Still to come (amongst much more, I'm sure): Figuring out how to limit the content list shown to the logged-in user to their own content (as in, don't show my content to Bob, or Bob's content to Sam), and trying to get figure captions to appear under the figure on the web page instead of just as a floating title (which doesn't work on all browsers, it seems).

No rain.
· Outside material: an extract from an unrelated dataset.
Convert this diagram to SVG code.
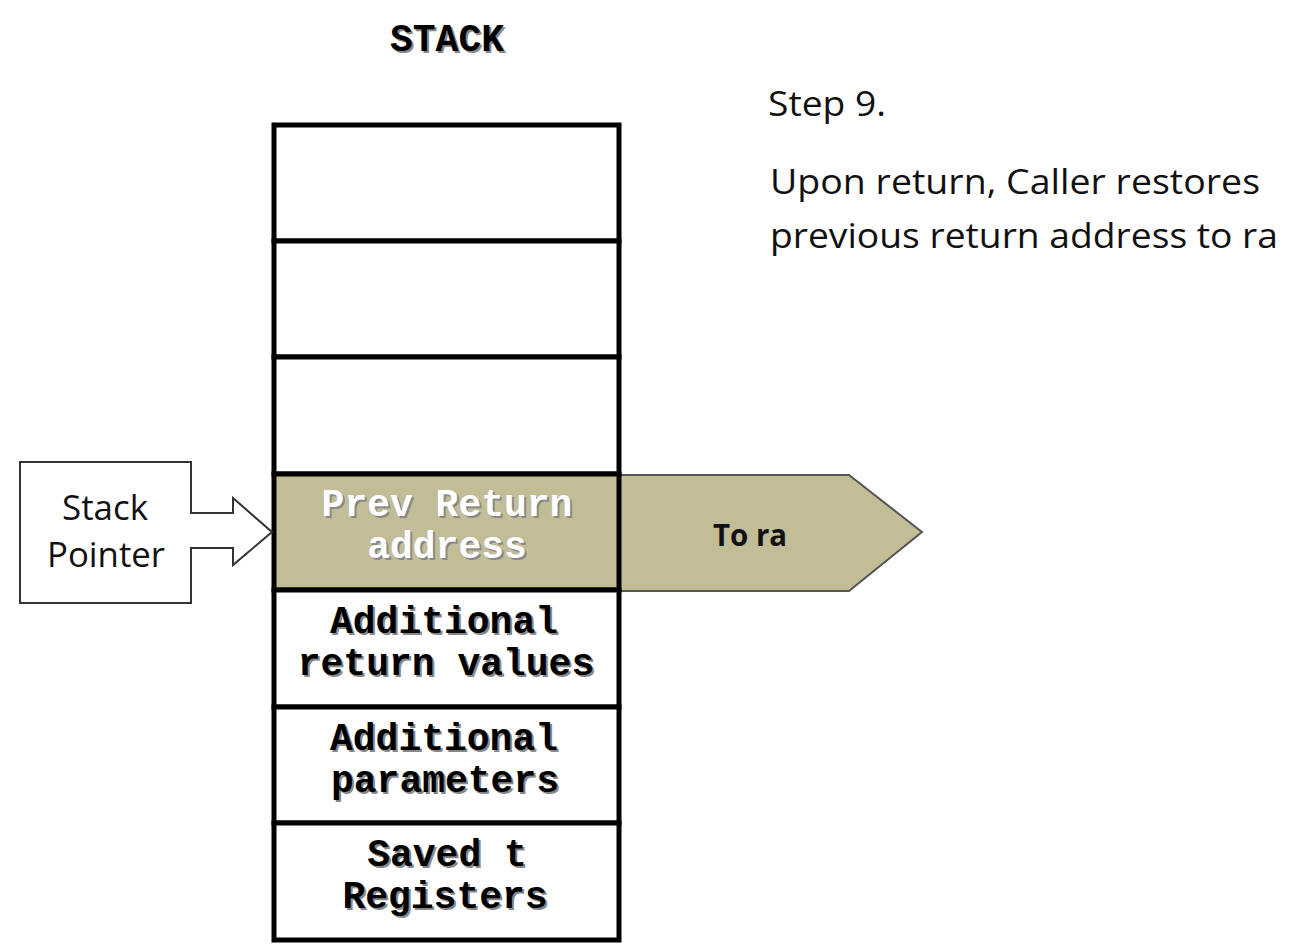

Just heat.

August 9, 2007

So, um, er...?

Interesting link from LLotD - almost passed it over until I heard from a friend that I really should check it out (thanks, Kathy!) - Christopher Brosius Limited's perfume scent "In the Library". I'm quite tempted to buy the little bottle just to see what it really smells like!

When will scents come to the Internet? (I'm suddenly having a flashback to Bloom County's Scratch-n-Sniff Bill... aack!) Then again, maybe I don't want random smells wafting out of tiny scent generators whenever I visit a web site... *shudder*

Sunny and 87°. Aaahhhh.

August 8, 2007

Sys Grunt

A day in the life of a systems librarian... with a tip o' the hat to Ref Grunt.

Make coffee.
Read and answer email.
Check status of user with new swap space definition (so far, so good).
Send copyright question for posting old hardware manuals to listservs.
Discuss problematic webcam with IT.
Send SLA meetup info to chapter webmaster.
Read and answer email.
Research some of the listserv suggestions on copyright issues.
Troubleshoot CAD crash issue with user.
Browser/mailer crash. Sigh..
More coffee, read Monday's and Tuesday's LISNews.
Tweak data archive request form.
Procure chocolate for IT guy who fixed webcam.
Blog posting: PCA Call for Papers.
Summarize copyright findings on blog, send to listservs with thanks.
Update billing info for Experts Exchange; renew membership.
Read and answer email.
Answer reference question about the "Eye of God" nebula, aka the Helix Nebula.
Rummage around for lunch.
Adjust settings for directory monitoring program on server after forcing an end-process to kill stuttering notifications.
Post report into archives, database, and web site.
Post new instrument information to web site.
Discuss future (if any) of long-ignored indexing project.
Burn archive DVD of document set.
Return indexed papers to originating scientist; vow to finish unindexed stack sometime this year.
Listen to user complain (at length) about application.
Start work on unindexed papers. Index, index, index.
Read and answer email.
Go home.

96° and 27%Rh. No rain today.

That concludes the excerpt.